さて、臨床家の仕事については、幸い、私はその後、比較的オープンに実際の場面やそれに近いロールプレイを見る機会に恵まれました。大学院や実習機関で継続的に陪席させてもらう機会を得ましたし、認知行動療法などエビデンスを重視する手法では実際場面を再現してもらえ、統合志向の研究会ではクライアントの許可を得て実際のセッションを見せてもらう機会も与えられました。海外の映像教材では役者さんの協力を得てではありますが、実際の再現場面が記録されています。
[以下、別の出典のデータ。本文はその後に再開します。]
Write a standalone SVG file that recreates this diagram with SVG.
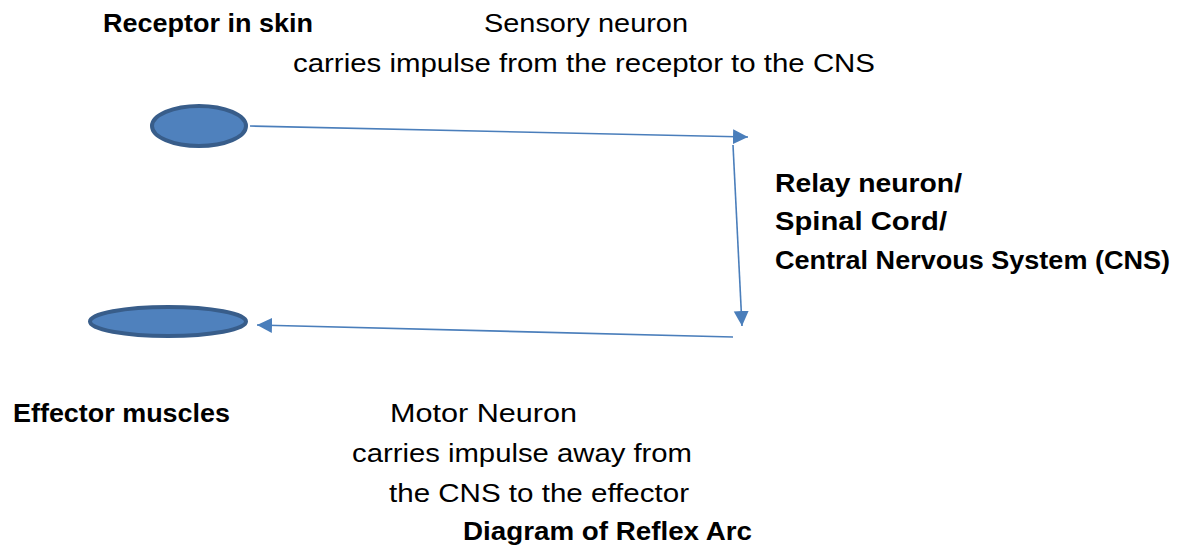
<svg xmlns="http://www.w3.org/2000/svg" width="1177" height="547" viewBox="0 0 1177 547">
<defs>
<style>
.t{font-family:"Liberation Sans",Arial,sans-serif;font-size:25px;fill:#000}
.b{font-weight:bold}
.node{fill:#4f81bd;stroke:#385d8a;stroke-width:4}
.c{fill:none;stroke:#4a7ebb;stroke-width:1.6}
</style>
<marker id="ah" markerUnits="userSpaceOnUse" markerWidth="16" markerHeight="16" refX="15" refY="7.5" orient="auto">
<path d="M0,0 L15,7.5 L0,15 z" fill="#4a7ebb"/>
</marker>
</defs>
<rect width="1177" height="547" fill="#fff"/>
<g id="connectors">
<line class="c" x1="250" y1="126" x2="748" y2="137" marker-end="url(#ah)"/>
<line class="c" x1="733" y1="145" x2="742" y2="326" marker-end="url(#ah)"/>
<line class="c" x1="733" y1="337" x2="257" y2="325" marker-end="url(#ah)"/>
</g>
<g id="receptor">
<ellipse class="node" cx="199" cy="126" rx="47" ry="20"/>
<text class="t b" x="103" y="32" textLength="210" lengthAdjust="spacingAndGlyphs">Receptor in skin</text>
</g>
<g id="sensory">
<text class="t" x="484" y="32" textLength="204" lengthAdjust="spacingAndGlyphs">Sensory neuron</text>
<text class="t" x="293" y="72" textLength="582" lengthAdjust="spacingAndGlyphs">carries impulse from the receptor to the CNS</text>
</g>
<g id="relay">
<text class="t b" x="775" y="192" textLength="187" lengthAdjust="spacingAndGlyphs">Relay neuron/</text>
<text class="t b" x="775" y="230" textLength="172" lengthAdjust="spacingAndGlyphs">Spinal Cord/</text>
<text class="t b" x="775" y="269" textLength="395" lengthAdjust="spacingAndGlyphs">Central Nervous System (CNS)</text>
</g>
<g id="effector">
<ellipse class="node" cx="168" cy="321.5" rx="78" ry="14.5"/>
<text class="t b" x="13" y="422" textLength="217" lengthAdjust="spacingAndGlyphs">Effector muscles</text>
</g>
<g id="motor">
<text class="t" x="390" y="422" textLength="187" lengthAdjust="spacingAndGlyphs">Motor Neuron</text>
<text class="t" x="352" y="462" textLength="340" lengthAdjust="spacingAndGlyphs">carries impulse away from</text>
<text class="t" x="389" y="502" textLength="300" lengthAdjust="spacingAndGlyphs">the CNS to the effector</text>
</g>
<g id="title">
<text class="t b" x="463" y="540" textLength="289" lengthAdjust="spacingAndGlyphs">Diagram of Reflex Arc</text>
</g>
</svg>
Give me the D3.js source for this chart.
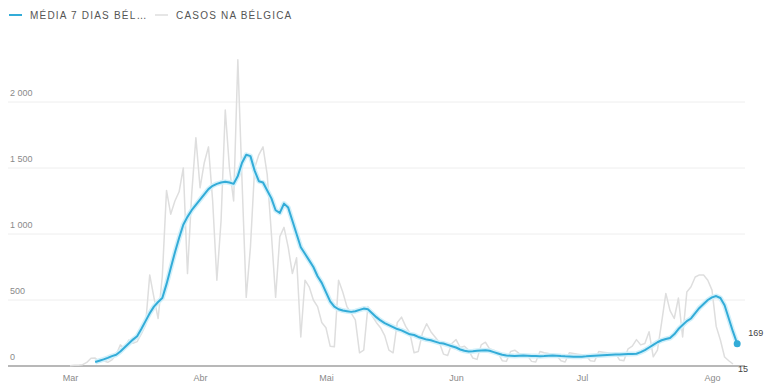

ただし、これは私がそういう場面を選択してきたから得られたものであり、日本の心理専門職養成全般に普遍的なことではありません。今も逐語や文章にまとめたもので学ぶ文化は根強く残っています。本当にこれでよいのかと危惧します。なぜなら、ヒューマンエラー研究の世界で訓練を受けた私は、個人が文章に落とし込むことと実際の場面との間に大きな差があると認識するからです。例えば、言葉が途切れる間を表す表記、クライアントの様子を修飾する表現は筆記者の認識によって示され、その時点で筆記者の解釈が入り、バイアスがかかります。文字化することはクライアント、臨床家双方の仕草、振舞い、表情、声、息遣い、それらから受け取れる様々なものを消し去ります。同じ場面を映像や、少なくとも音声として共有する場合、実態に即して受け取る側に各々の認識や解釈が生じます。筆記者の独断を超える解釈の多様性も浮かび上がります。その可能性を捨象して筆記者の一存に任せてよいのか、疑問を抱きます。さらに、事例検討ではその解釈をもとに情報の受け手が別の解釈を載せ、さらにその場の権威者(教育者)が独自の解釈をし、場が納得させられるダイナミズムも起こり得、伝言ゲームのように実際の場面からかけ離れていってしまう恐れもあります。

「高名な臨床家」かどうかは、せめて実際のロールプレイ、再現場面を見て納得したいものです。実際、ベテラン臨床家の実際の映像を見せていただいた際は、その方も虚心坦懐に「ここは上手く行かなかった」など反省的にご自身の取り組みに言及しておられ、見る側も安堵したものでした。ベテランは高く見えないところにおわします無謬の存在ではありません。常に虚心坦懐に互いの取り組みを振り返りあえることこそが、臨床家としての能力の一端を示すものではないかと思います。